On April 9, 2025, U.S. Immigration and Customs Enforcement came to Tulane University’s campus. The visit was ghostly, announced by student-run clubs that flooded GroupMe chats, attached to warning messages underlined with fear. Two international students have lost their visas. For many of us, the real shock was not ICE’s presence but the stillness that followed.
Tulane is a place that prides itself on being a “global” university. We boast international partnerships and promote diversity and belonging in every pamphlet and panel. But when ICE quietly arrived and two students had their lives upended, the institution said little. The response was not one of protection or even public direction. It was a hush. Sure, there is a page on the university website to guide students on what precautions to take to remain informed, but knowing does not stop ICE from doing.
Since overturning the 2021 memorandum, Guidelines for Enforcement Actions in or Near Protected Areas, that restricted law enforcement operations to be conducted within sensitive or “protected areas” such as K-12 schools, vocational schools and universities, immigration enforcement operations have been encouraged to happen anywhere at any time. Tulane’s official statement, delivered through spokesman Mike Strecker, claimed the students’ visas were terminated “based on prior criminal arrests unrelated to any protest activity.” And that was it. No context or assurance. Just a few lines, sterile and dry, meant to preempt criticism without inviting conversation.
But those paying attention — students with immigrant backgrounds, students of color and international students — felt something deeper. It was not shock or confusion. It was just that old, familiar ache of realizing that protection in theory does not always translate to safety in practice.
For many, ICE is not an abstract federal agency. It is a symbol of surveillance, fear and power with a badge. Its presence on campus is far from neutral. It is loaded with histories of raids, deportations, family separations and unchecked authority — histories that students carry in their bones, whether or not they have been personally affected. To hear that ICE came and went without a whisper of warning and the courtesy of campus-wide acknowledgment sent a clear message: You are only welcome here until you are not.

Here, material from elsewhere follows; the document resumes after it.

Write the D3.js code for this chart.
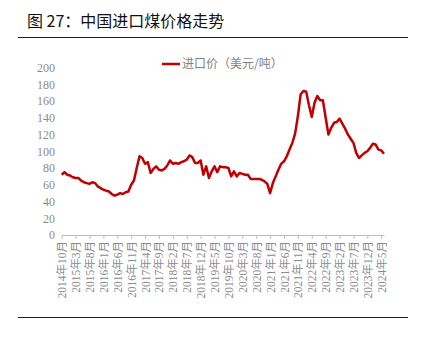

The fear this incident sparked was not hypothetical, it was lived. Students whispered about what was going on, and, if anything was truly going on — with whom? Others asked if simply attending a protest could be construed as a threat. Those with complicated visa statutes or undocumented relatives kept their heads down, even Puerto Ricans with no reason to be detained felt compelled to carry their passports, since the possibility of being wrongfully targeted as has happened before. And yet, the administration remained still without even an email as warning.
This is not about whether the two students “deserved” what happened, whatever the university wants to imply about prior arrests. This is about the environment of bystanders. An environment where students must interpret their safety through rumors and blurred pictures of ICE license plates roaming around the very place they reside. Where reassurance never comes and our supposed protections dissolve the moment students need them.
This is not the first time Tulane has defaulted to avoidance in moments of crisis. But when it comes to something as visceral and vulnerable as immigration enforcement, silence is not just disappointing. It is unsafe. It breeds distrust and fractures communities. It turns a campus into a place where some students are constantly on edge, calculating risk and wondering if they will be removed from the same community that promised them a protected shelter.
We need to ask ourselves: What does it mean to belong at Tulane? Is it a line in a brochure, or is it a lived reality supported by actions and accountability?